[Task details]
Print nothing but the lines from the start of the listing below through the line that contains "13, bottom: 422". Do not include the pictures.

○ ○ ○ ○

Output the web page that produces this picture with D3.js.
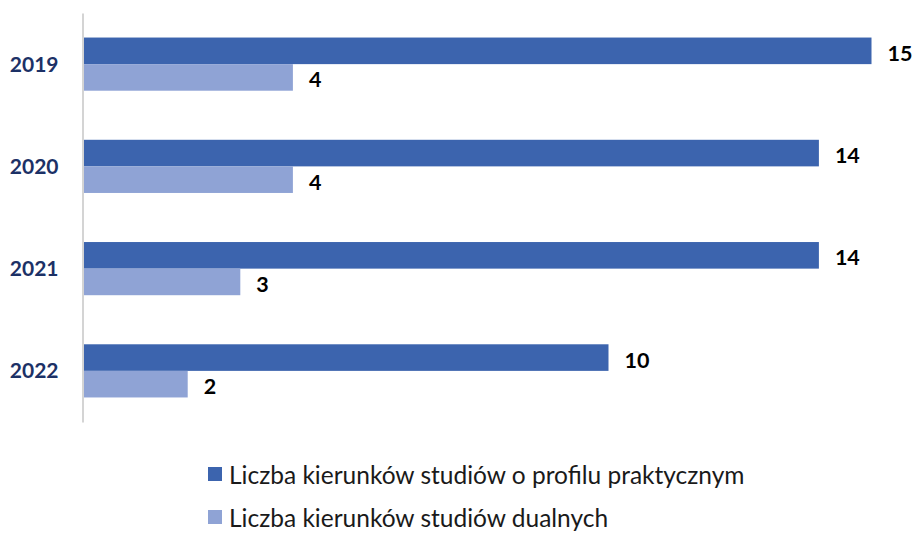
<!DOCTYPE html>
<html>
<head>
<meta charset="utf-8">
<script src="https://cdn.jsdelivr.net/npm/d3@7"></script>
<style>
  html, body { margin: 0; padding: 0; background: #fff; }
  svg { display: block; }
</style>
</head>
<body>
<svg id="chart" width="915" height="533"></svg>
<script>
// Years on the vertical axis
const years = ["2019", "2020", "2021", "2022"];
// Number of practical-profile programmes per year
const practical = [15, 14, 14, 10];
// Number of dual-study programmes per year
const dual = [4, 4, 3, 2];
const seriesNames = [
  "Liczba kierunków studiów o profilu praktycznym",
  "Liczba kierunków studiów dualnych"
];
const colors = ["#3C64AE", "#8FA3D5"];

const font = "Lato, 'Open Sans', sans-serif";
const svg = d3.select("#chart");

const plot = { left: 82.5, top: 13, bottom: 422 };

const x = d3.scaleLinear().domain([0, 15]).range([plot.left, plot.left + 15 * 52.6]);
const y = d3.scaleBand().domain(years).range([plot.top, plot.bottom]).paddingInner(0.48).paddingOuter(0.24);
const ySub = d3.scaleBand().domain([0, 1]).range([0, y.bandwidth()]);

const rows = years.map((yr, i) => ({ year: yr, values: [practical[i], dual[i]] }));

const groups = svg.append("g").selectAll("g")
  .data(rows).join("g")
  .attr("transform", d => `translate(0,${y(d.year)})`);

groups.selectAll("rect")
  .data(d => d.values.map((v, k) => ({ v, k })))
  .join("rect")
  .attr("x", x(0))
  .attr("y", d => ySub(d.k))
  .attr("width", d => x(d.v) - x(0))
  .attr("height", ySub.bandwidth())
  .attr("fill", d => colors[d.k]);

groups.selectAll("text.val")
  .data(d => d.values.map((v, k) => ({ v, k })))
  .join("text")
  .attr("class", "val")
  .attr("x", d => x(d.v) + 16)
  .attr("y", d => ySub(d.k) + ySub.bandwidth() / 2 + 2)
  .attr("dominant-baseline", "central")
  .attr("font-family", font)
  .attr("font-weight", "bold")
  .attr("font-size", 21.5)
  .attr("fill", "#000")
  .text(d => d.v);

// Vertical axis line with category labels
const yAxis = d3.axisLeft(y).tickSize(0).tickPadding(24);
const axisG = svg.append("g")
  .attr("transform", `translate(${plot.left},0)`)
  .call(yAxis);
axisG.select(".domain").attr("stroke", "#D4D4D4").attr("stroke-width", 2);
axisG.selectAll("text")
  .attr("font-family", font)
  .attr("font-weight", "bold")
  .attr("font-size", 21)
  .attr("fill", "#1C3166")
  .attr("dy", "0.36em");

// Legend
const legend = svg.append("g").attr("transform", "translate(208,467)");
const items = legend.selectAll("g").data(seriesNames).join("g")
  .attr("transform", (d, i) => `translate(0,${i * 43})`);
items.append("rect")
  .attr("width", 14).attr("height", 14)
  .attr("fill", (d, i) => colors[i]);
items.append("text")
  .attr("x", 21).attr("y", 7)
  .attr("dominant-baseline", "central")
  .attr("font-family", font)
  .attr("font-size", 24.5)
  .attr("fill", "#1a1a1a")
  .text(d => d);
</script>
</body>
</html>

○ ○ ○ ○

[In response]
Output the web page that produces this picture with D3.js.
<!DOCTYPE html>
<html>
<head>
<meta charset="utf-8">
<script src="https://cdn.jsdelivr.net/npm/d3@7"></script>
<style>
  html, body { margin: 0; padding: 0; background: #fff; }
  svg { display: block; }
</style>
</head>
<body>
<svg id="chart" width="915" height="533"></svg>
<script>
// Years on the vertical axis
const years = ["2019", "2020", "2021", "2022"];
// Number of practical-profile programmes per year
const practical = [15, 14, 14, 10];
// Number of dual-study programmes per year
const dual = [4, 4, 3, 2];
const seriesNames = [
  "Liczba kierunków studiów o profilu praktycznym",
  "Liczba kierunków studiów dualnych"
];
const colors = ["#3C64AE", "#8FA3D5"];

const font = "Lato, 'Open Sans', sans-serif";
const svg = d3.select("#chart");

const plot = { left: 82.5, top: 13, bottom: 422 };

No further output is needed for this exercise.